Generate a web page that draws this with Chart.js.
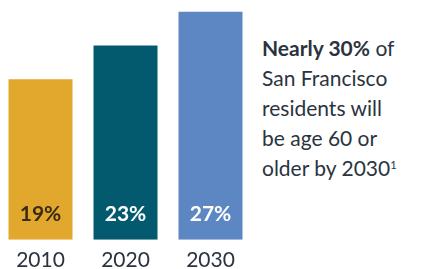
<!DOCTYPE html>
<html><head><meta charset="utf-8">
<script src="https://cdn.jsdelivr.net/npm/chart.js@4/dist/chart.umd.min.js"></script>
<style>
html,body{margin:0;padding:0;background:#fff;width:425px;height:269px;overflow:hidden;}
#wrap{position:absolute;left:-2px;top:0;width:255px;height:281px;}
#note{position:absolute;left:262px;top:33px;font-family:Lato,sans-serif;font-size:21px;line-height:30px;color:#2a3440;}
#note b{font-weight:700;}
sup{font-size:11px;vertical-align:top;position:relative;top:-3px;}
</style></head><body>
<div id="wrap"><canvas id="c" width="255" height="281"></canvas></div>
<div id="note"><b>Nearly 30%</b> of<br>San Francisco<br>residents will<br>be age 60 or<br>older by 2030<sup>1</sup></div>
<script>
const categories = ["2010","2020","2030"];
const values = [19,23,27];
const valueLabels = ["19%","23%","27%"];
const barColors = ["#E2A82E","#035A6E","#5C87C3"];
const labelColors = ["#3a2c12","#ffffff","#ffffff"];

const labelPlugin = {
  id:'valueLabels',
  afterDatasetsDraw(chart){
    const ctx = chart.ctx;
    const meta = chart.getDatasetMeta(0);
    ctx.save();
    ctx.font = "700 21px Lato, sans-serif";
    ctx.textAlign = "center";
    ctx.textBaseline = "alphabetic";
    meta.data.forEach((bar,i)=>{
      ctx.fillStyle = labelColors[i];
      ctx.fillText(valueLabels[i], bar.x, chart.chartArea.bottom - 19);
    });
    ctx.restore();
  }
};

const chart = new Chart(document.getElementById('c'),{
  type:'bar',
  data:{labels:categories,datasets:[{data:values,backgroundColor:barColors,borderWidth:0,categoryPercentage:1,barPercentage:0.753}]},
  options:{
    responsive:false,animation:false,
    layout:{padding:0},
    plugins:{legend:{display:false},tooltip:{enabled:false}},
    scales:{
      x:{grid:{display:false,drawTicks:false},border:{display:false},
         ticks:{padding:8,color:"#2a3440",font:{family:"Lato, sans-serif",size:21}}},
      y:{display:false,min:0,max:28.4}
    }
  },
  plugins:[labelPlugin]
});
</script>
</body></html>
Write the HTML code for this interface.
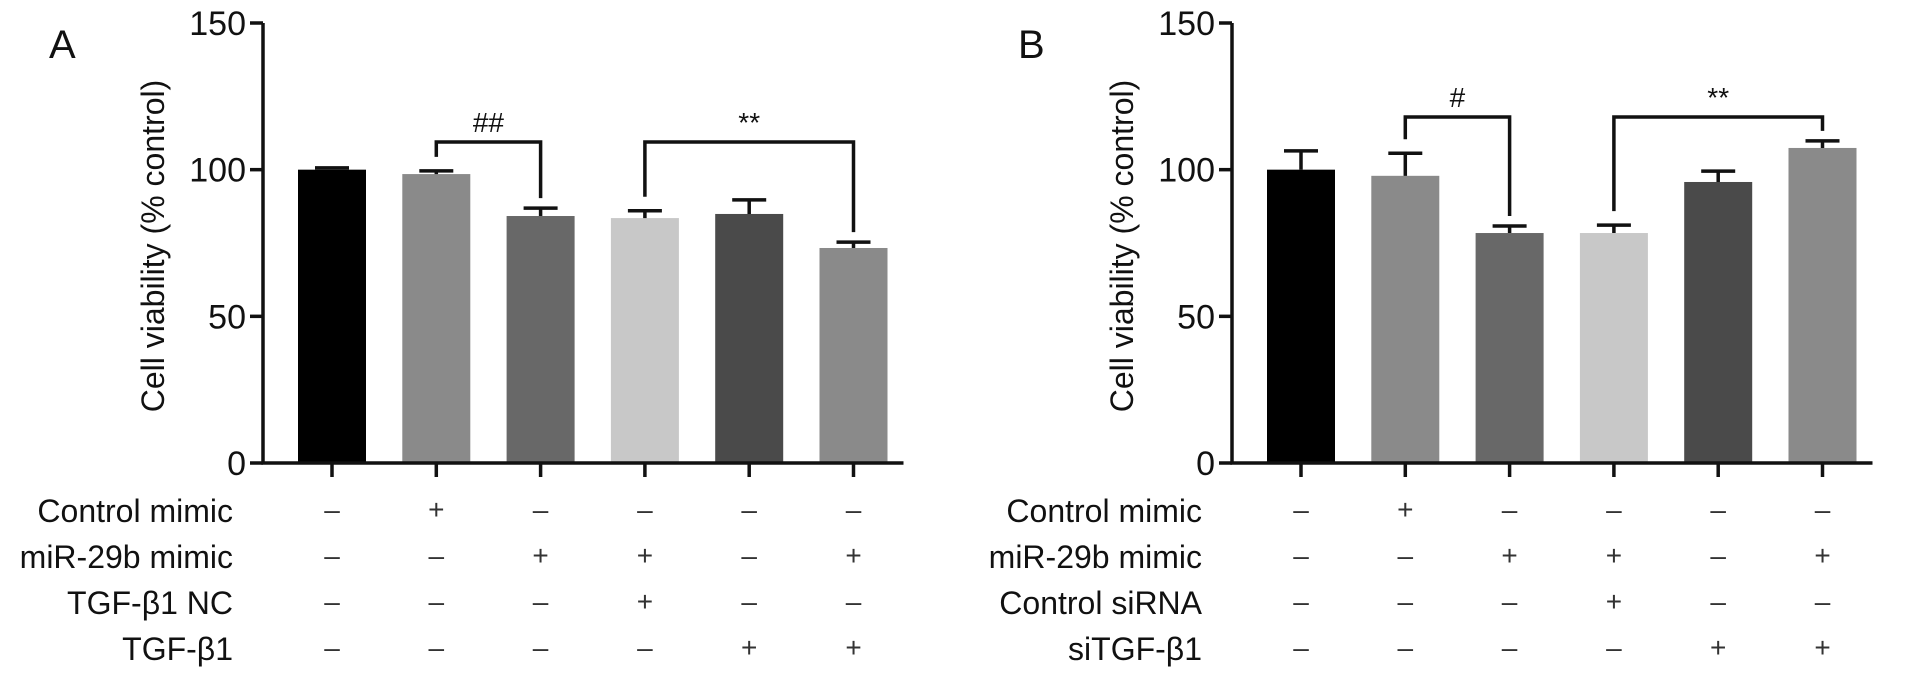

========================

__DESCRIPTION OF THE TASK__. Transcribe the listing above verbatim. Omit the pictures.

__TASK OUTPUT__.
Generate a web page that draws this with Chart.js.
<!DOCTYPE html>
<html><head><meta charset="utf-8">
<script src="https://cdn.jsdelivr.net/npm/chart.js@4/dist/chart.umd.min.js"></script>
<style>
html,body{margin:0;padding:0;background:#fff;width:425px;height:269px;overflow:hidden;}
#wrap{position:absolute;left:-2px;top:0;width:255px;height:281px;}
#note{position:absolute;left:262px;top:33px;font-family:Lato,sans-serif;font-size:21px;line-height:30px;color:#2a3440;}
#note b{font-weight:700;}
sup{font-size:11px;vertical-align:top;position:relative;top:-3px;}
</style></head><body>
<div id="wrap"><canvas id="c" width="255" height="281"></canvas></div>
<div id="note"><b>Nearly 30%</b> of<br>San Francisco<br>residents will<br>be age 60 or<br>older by 2030<sup>1</sup></div>
<script>
const categories = ["2010","2020","2030"];
const values = [19,23,27];
const valueLabels = ["19%","23%","27%"];
const barColors = ["#E2A82E","#035A6E","#5C87C3"];
const labelColors = ["#3a2c12","#ffffff","#ffffff"];

const labelPlugin = {
  id:'valueLabels',
  afterDatasetsDraw(chart){
    const ctx = chart.ctx;
    const meta = chart.getDatasetMeta(0);
    ctx.save();
    ctx.font = "700 21px Lato, sans-serif";
    ctx.textAlign = "center";
    ctx.textBaseline = "alphabetic";
    meta.data.forEach((bar,i)=>{
      ctx.fillStyle = labelColors[i];
      ctx.fillText(valueLabels[i], bar.x, chart.chartArea.bottom - 19);
    });
    ctx.restore();
  }
};

const chart = new Chart(document.getElementById('c'),{
  type:'bar',
  data:{labels:categories,datasets:[{data:values,backgroundColor:barColors,borderWidth:0,categoryPercentage:1,barPercentage:0.753}]},
  options:{
    responsive:false,animation:false,
    layout:{padding:0},
    plugins:{legend:{display:false},tooltip:{enabled:false}},
    scales:{
      x:{grid:{display:false,drawTicks:false},border:{display:false},
         ticks:{padding:8,color:"#2a3440",font:{family:"Lato, sans-serif",size:21}}},
      y:{display:false,min:0,max:28.4}
    }
  },
  plugins:[labelPlugin]
});
</script>
</body></html>
Write the HTML code for this interface.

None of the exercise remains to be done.